If you value your privacy, you may not be too pleased with recent developments in computer and mobile device technology. Computers and smartphones have gotten smarter and smarter, but this has come at the cost of having communicate more and more data about you, including potentially personal data, back to the cloud so the cloud can know what you’re doing.

Ars Technica has a lengthy article exploring all the ways this is happening for recent operating systems, especially Windows 10. Siri, Cortana, and Google all send data upstream to improve speech recognition, for example—including information about contacts and appointments.

There are two common reasons for this kind of data collection. The first is that these services simply need to know these things to be useful. Siri needs to know the names of your contacts to be able to set up calls or send messages. Cortana needs to know when and where your appointments are to tell you when you need to leave the home or office to get to them.

But there’s a deeper reason: the software powering these capabilities is fundamentally heuristic, using approximation and guesswork to generate its results. Traditionally this wasn’t the case; a hardware keyboard with no autocompletion doesn’t need any fancy heuristics, it just needs to directly map key presses to characters. But speech recognition, software keyboards of all kinds, and handwriting recognition don’t have this precision. The software driving these things has to construct and evaluate a range of different possible interpretations and then pick a most likely option among those interpretations.

Analyzing real-world data allows the companies to improve their algorithms. This is the same sort of reason why Google offered “Goog 411” speech recognition directory assistance for a while—to hone its voice recognition algorithms for Google Voice voicemail transcription. Of course, sending data back from your computer is a good bit more personal than recording when you ask for a phone number.

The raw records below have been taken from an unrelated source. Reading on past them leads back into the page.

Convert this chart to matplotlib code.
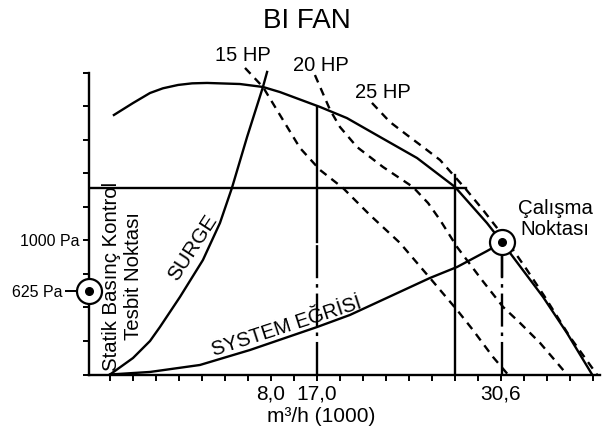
import numpy as np
import matplotlib
matplotlib.use('Agg')
import matplotlib.pyplot as plt

plt.rcParams['font.family'] = ['Liberation Sans', 'DejaVu Sans']

# x: tick index along the flow axis (schematic), y: static pressure in Pa
fan_x = [0.17, 1.0, 1.74, 2.30, 2.96, 3.57, 4.22, 5.65, 6.65, 7.39, 9.13, 10.30, 11.74, 13.35, 15.0, 16.39, 17.05, 18.83, 19.87, 20.96]
fan_p = [1936, 2025, 2100, 2135, 2160, 2172, 2175, 2167, 2145, 2107, 1996, 1913, 1772, 1615, 1399, 1130, 985, 578, 309, 0]

surge_x = [0, 1.0, 1.74, 2.17, 3.04, 4.04, 4.78, 5.30, 5.96, 6.65, 6.83]
surge_p = [0, 123, 250, 354, 578, 854, 1130, 1391, 1772, 2145, 2257]

system_x = [0, 1.74, 3.91, 6.09, 9.0, 10.43, 13.91, 15.09, 16.39, 17.05]
system_p = [0, 19, 71, 183, 354, 444, 720, 802, 921, 985]

hp15_x = [5.87, 6.65, 7.52, 8.26, 9.13, 10.13, 11.30, 12.61, 13.91, 15.09, 15.78, 16.65, 17.30]
hp15_p = [2287, 2145, 1899, 1690, 1526, 1391, 1190, 981, 720, 481, 332, 131, 0]

hp20_x = [8.91, 9.57, 10.0, 10.74, 11.87, 13.17, 13.83, 14.35, 15.09, 16.17, 17.09, 17.83, 18.70, 19.87]
hp20_p = [2234, 1973, 1846, 1697, 1548, 1399, 1279, 1153, 951, 705, 504, 384, 235, 0]

hp25_x = [11.39, 12.17, 12.91, 13.61, 14.35, 15.43, 16.22, 17.17, 18.13, 18.91, 20.0, 21.17]
hp25_p = [2026, 1884, 1787, 1697, 1600, 1391, 1227, 1018, 780, 578, 280, 0]

hp_labels = ['15 HP', '20 HP', '25 HP']
hp_label_x = [5.78, 9.17, 11.87]
hp_label_p = [2380, 2305, 2105]

control_p = 1391          # horizontal control line
control_x_end = 15.48
x_17 = 9.0                # 17,0 line
x_17_top = 1996
x_17_solid_end = 985
x_int = 15.0              # intermediate vertical line
x_int_top = 1489
op_x, op_p = 17.05, 985   # Çalışma Noktası
set_p = 625               # Statik basınç kontrol noktası

xtick_pos = list(range(0, 22))
xtick_lab = {7: '8,0', 9: '17,0', 17: '30,6'}
ytick_pos = [250 * k for k in range(0, 10)]

fig = plt.figure(figsize=(6.04, 4.33), dpi=100)
ax = fig.add_axes([89 / 604, 58.5 / 433, 511 / 604, 334.5 / 433])
x_left = (89 - 110) / 23
x_right = (600 - 110) / 23
ax.set_xlim(x_left, x_right)
ax.set_ylim(0, 334.5 * 7.46)

lw = 1.7
k = 'black'
dash = (0, (3.4, 2.6))
dashdot = (0, (14, 2.5, 1.5, 2.5))

ax.plot(fan_x, fan_p, color=k, lw=lw)
ax.plot(surge_x, surge_p, color=k, lw=lw)
ax.plot(system_x, system_p, color=k, lw=lw)
for xs, ps in [(hp15_x, hp15_p), (hp20_x, hp20_p), (hp25_x, hp25_p)]:
    ax.plot(xs, ps, color=k, lw=lw, linestyle=dash)

ax.plot([x_left, control_x_end], [control_p, control_p], color=k, lw=lw)
ax.plot([x_int, x_int], [0, x_int_top], color=k, lw=lw)
ax.plot([x_17, x_17], [x_17_solid_end, x_17_top], color=k, lw=lw)
ax.plot([x_17, x_17], [0, x_17_solid_end], color=k, lw=lw, linestyle=dashdot)
ax.plot([op_x, op_x], [0, op_p - 100], color=k, lw=lw, linestyle=dashdot)
ax.plot([op_x, op_x], [op_p - 250, op_p], color=k, lw=lw)

# point markers
for px, pp in [(op_x, op_p), (x_left, set_p)]:
    ax.plot(px, pp, 'o', ms=18, mfc='white', mec=k, mew=1.6, zorder=5, clip_on=False)
    ax.plot(px, pp, 'o', ms=5.5, color=k, zorder=6, clip_on=False)

# axes styling
for s in ['top', 'right']:
    ax.spines[s].set_visible(False)
ax.spines['left'].set_bounds(0, 2250)
ax.spines['left'].set_linewidth(lw)
ax.spines['bottom'].set_linewidth(lw)

ax.set_xticks(xtick_pos)
ax.set_xticklabels([xtick_lab.get(i, '') for i in xtick_pos], fontsize=15)
ax.tick_params(axis='x', direction='out', length=4, width=1.4, pad=3)

ax.set_yticks(ytick_pos)
ax.set_yticklabels(['1000 Pa' if v == 1000 else '' for v in ytick_pos], fontsize=11.5)
ax.tick_params(axis='y', direction='out', length=4, width=1.4, pad=3)
ax.set_yticks([set_p], minor=True)
ax.set_yticklabels(['625 Pa'], minor=True, fontsize=11.5)
ax.tick_params(axis='y', which='minor', direction='out', length=17, width=1.4, pad=2)

ax.set_xlabel('m³/h (1000)', fontsize=15)
ax.xaxis.set_label_coords((321 - 89) / 511, -0.098)

# texts
for lab, lx, lp in zip(hp_labels, hp_label_x, hp_label_p):
    ax.text(lx, lp, lab, fontsize=14.5, ha='center', va='center')

ax.text(3.6, 944, 'SURGE', fontsize=15, rotation=57, ha='center', va='center')
ax.text(7.7, 355, 'SYSTEM EĞRİSİ', fontsize=14.5, rotation=18, ha='center', va='center')
ax.text(0.55, 735, 'Statik Basınç Kontrol\nTesbit Noktası', fontsize=14.7, rotation=90,
        ha='center', va='center', multialignment='center', linespacing=1.2)
ax.text(19.35, 1160, 'Çalışma\nNoktası', fontsize=14.7, ha='center', va='center',
        linespacing=1.15)

fig.text(307 / 604, 1 - 21 / 433, 'BI FAN', fontsize=20, ha='center', va='center')

fig.savefig('out.png', dpi=100)
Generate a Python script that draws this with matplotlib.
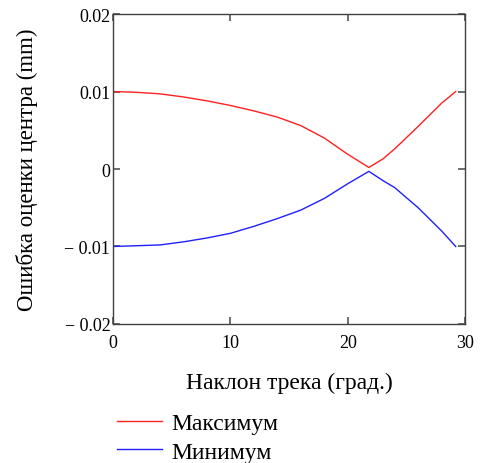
import matplotlib
matplotlib.use("Agg")
import matplotlib.pyplot as plt

# наклон трека (град.)
angle = [0, 2, 4, 6, 8, 10, 12, 14, 16, 18, 20, 21.8, 23, 24, 26, 28, 29.2]
# ошибка оценки центра (mm)
err_max = [0.0100, 0.0099, 0.0097, 0.0093, 0.0088, 0.0082, 0.0075, 0.0067, 0.0056,
           0.0040, 0.0019, 0.0002, 0.0013, 0.0026, 0.0055, 0.0085, 0.0100]
err_min = [-0.0100, -0.0099, -0.0098, -0.0094, -0.0089, -0.0083, -0.0074, -0.0064, -0.0053,
           -0.0038, -0.0019, -0.0003, -0.0015, -0.0024, -0.0050, -0.0080, -0.0100]

x_ticks = [0, 10, 20, 30]
y_ticks = [-0.02, -0.01, 0, 0.01, 0.02]
y_tick_labels = ["\u2212 0.02", "\u2212 0.01", "0", "0.01", "0.02"]

plt.rcParams["font.family"] = ["Liberation Serif", "DejaVu Serif"]

fig = plt.figure(figsize=(4.81, 4.64), dpi=100)
ax = fig.add_axes([0.235, 0.2996, 0.732, 0.668])

ax.plot(angle, err_max, color="#ff2020", linewidth=1, label="Максимум")
ax.plot(angle, err_min, color="#2020ff", linewidth=1, label="Минимум")

ax.set_xlim(0, 30)
ax.set_ylim(-0.02, 0.02)
ax.set_xticks(x_ticks)
ax.set_xticklabels([str(t) for t in x_ticks])
ax.set_yticks(y_ticks)
ax.set_yticklabels(y_tick_labels)
ax.tick_params(direction="in", length=5, width=1.2, color="#555555",
               top=True, right=True, labelsize=13)
ax.tick_params(axis="x", pad=7)
ax.tick_params(axis="y", pad=2)

for s in ax.spines.values():
    s.set_color("#404040")
    s.set_linewidth(1)

ax.set_xlabel("Наклон трека (град.)", fontsize=17, labelpad=15)
ax.set_ylabel("Ошибка оценки центра (mm)", fontsize=16.5, labelpad=19)

fig.legend(loc="upper left", bbox_to_anchor=(0.243, 0.108), frameon=False,
           fontsize=17, handlelength=1.9, handletextpad=0.4, labelspacing=0.28,
           borderaxespad=0, borderpad=0)

fig.savefig("out.png", dpi=100)
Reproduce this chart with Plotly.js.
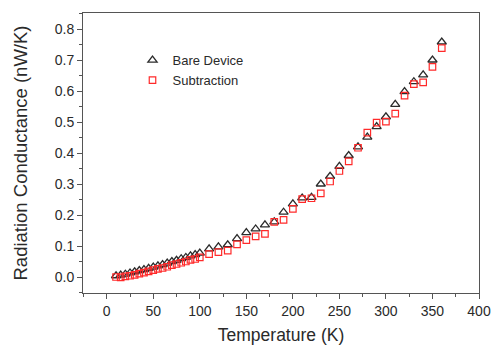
<!DOCTYPE html>
<html>
<head>
<meta charset="utf-8">
<script src="https://cdn.plot.ly/plotly-3.0.1.min.js"></script>
<style>
  html, body { margin: 0; padding: 0; background: #fff; }
  #chart { width: 495px; height: 345px; }
</style>
</head>
<body>
<div id="chart"></div>
<script>
// Temperature sweep (K)
const temperature = [10, 15, 20, 25, 30, 35, 40, 45, 50, 55, 60, 65, 70, 75, 80, 85, 90, 95, 100,
  110, 120, 130, 140, 150, 160, 170, 180, 190, 200, 210, 220, 230, 240, 250, 260, 270, 280, 290,
  300, 310, 320, 330, 340, 350, 360];

// Radiation conductance of the bare device (nW/K)
const bareDevice = [0.004, 0.006, 0.009, 0.013, 0.017, 0.021, 0.024, 0.028, 0.032, 0.036, 0.040,
  0.045, 0.050, 0.054, 0.059, 0.063, 0.068, 0.072, 0.077,
  0.091, 0.097, 0.104, 0.124, 0.143, 0.155, 0.168, 0.178, 0.209, 0.236, 0.255, 0.257, 0.300,
  0.325, 0.357, 0.392, 0.420, 0.451, 0.485, 0.517, 0.557, 0.598, 0.630, 0.652, 0.700, 0.758];

// Radiation conductance after subtraction (nW/K)
const subtraction = [0.000, -0.001, 0.002, 0.004, 0.007, 0.011, 0.014, 0.018, 0.022, 0.026, 0.029,
  0.033, 0.038, 0.042, 0.046, 0.050, 0.055, 0.058, 0.063,
  0.074, 0.080, 0.085, 0.105, 0.119, 0.131, 0.139, 0.178, 0.184, 0.220, 0.251, 0.254, 0.270,
  0.308, 0.342, 0.373, 0.417, 0.466, 0.498, 0.501, 0.527, 0.585, 0.622, 0.628, 0.678, 0.738];

const seriesNames = ['Bare Device', 'Subtraction'];

const fontFamily = 'Arial, "Liberation Sans", sans-serif';
const textColor = '#2a2a2a';
const axisColor = '#555';

const traces = [
  {
    x: temperature, y: bareDevice, name: seriesNames[0],
    type: 'scatter', mode: 'markers',
    marker: { symbol: 'triangle-up-open', size: 8, color: '#2b2b2b', line: { width: 1.3 } }
  },
  {
    x: temperature, y: subtraction, name: seriesNames[1],
    type: 'scatter', mode: 'markers',
    marker: { symbol: 'square-open', size: 6.5, color: '#ff2a2a', line: { width: 1.2 } }
  }
];

const axisCommon = {
  showline: true, linecolor: axisColor, linewidth: 1, mirror: true,
  ticks: 'outside', ticklen: 5, tickwidth: 1, tickcolor: axisColor,
  showgrid: false, zeroline: false,
  tickfont: { family: fontFamily, size: 14, color: textColor },
  minor: { ticks: 'outside', ticklen: 3, tickwidth: 1, tickcolor: axisColor }
};

const layout = {
  width: 495, height: 345,
  margin: { l: 83, r: 16, t: 13, b: 52 },
  paper_bgcolor: '#fff', plot_bgcolor: '#fff',
  font: { family: fontFamily, color: textColor },
  showlegend: true,
  legend: {
    x: 0.125, y: 0.885, xanchor: 'left', yanchor: 'top',
    bgcolor: 'rgba(0,0,0,0)', borderwidth: 0,
    font: { family: fontFamily, size: 13, color: textColor }
  },
  xaxis: Object.assign({}, axisCommon, {
    range: [-25.5, 400], tickmode: 'linear', tick0: 0, dtick: 50,
    automargin: false,
    minor: Object.assign({}, axisCommon.minor, { dtick: 25 }),
    title: { text: 'Temperature (K)', standoff: 17,
             font: { family: fontFamily, size: 17.5, color: textColor } }
  }),
  yaxis: Object.assign({}, axisCommon, {
    range: [-0.0516, 0.8516], tickmode: 'linear', tick0: 0, dtick: 0.1,
    tickformat: '.1f', automargin: false,
    minor: Object.assign({}, axisCommon.minor, { dtick: 0.05 }),
    title: { text: 'Radiation Conductance (nW/K)', standoff: 22,
             font: { family: fontFamily, size: 18.5, color: textColor } }
  })
};

Plotly.newPlot('chart', traces, layout, { displayModeBar: false, staticPlot: true });
</script>
</body>
</html>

Another thing modern operating systems do has to do with location monitoring. Modern operating systems take a snapshot of what Wi-Fi networks are in range when your device checks its location, and send that upstream so that they can improve their location-sensing database for devices that don’t have GPS.

Also, whenever your Windows 10 device has a software glitch, it will send at least some information about your system up to the cloud to help Microsoft figure out and fix what went wrong in future patches. Unless you have Windows 10 Enterprise Edition, you can’t turn this off.

Most information the operating systems collect is filed under an anonymous identifier, and generally only examined in aggregate, which is some reassurance. But people who are concerned about privacy may not be sanguine about it nonetheless.

The problem is that as operating systems in general attempt to become more useful to people, anticipating things they want to do in order to help do them better, this is going to become more or less endemic. Using older operating systems will work for a while, but not forever—they’ll become less and less useful over time as they stop being updated.

More and more these days, it seems the way a lot of people think about privacy is to console themselves that they’re too unimportant and anonymous for anyone to worry about wanting to track. But that’s only true until you’re not. Who knows whose attention you’ll attract tomorrow? And at least some of that information can be subpoenaed.

It seems unlikely the trend in making operating systems more useful is going to reverse. So where does that leave us?


  1. Well, I don’t know, I don’t seem to have that much trouble with my linux boxes phoning home. Sure, Firefox is getting snoopier, but I can still turn most of that off. A good ad blocker, Ghostery and mac address spoofing help my laptop blend into the scenery. So rather than “modern operating systems,” I’d say it like it is – “Windows, Mac and Chrome are gradually eroding user privacy”.

  2. Linux can be a useful tool for some users, but it has its limitations, especially if you want to buy software, digital music, or ebooks. I’m sure the true believers will pipe in and say DRM free files will run on Linux just fine, which is more or less true, but depending on your personal preferences, the DRM-free selection are kind of slim.

    But what will really piss me off is the possibility of selling this data to advertising and marketing companies. What I want to buy, where I buy it, and when I buy it is my own bloody business, and I don’t need ads to help me along. But that is probably the direction we’re headed.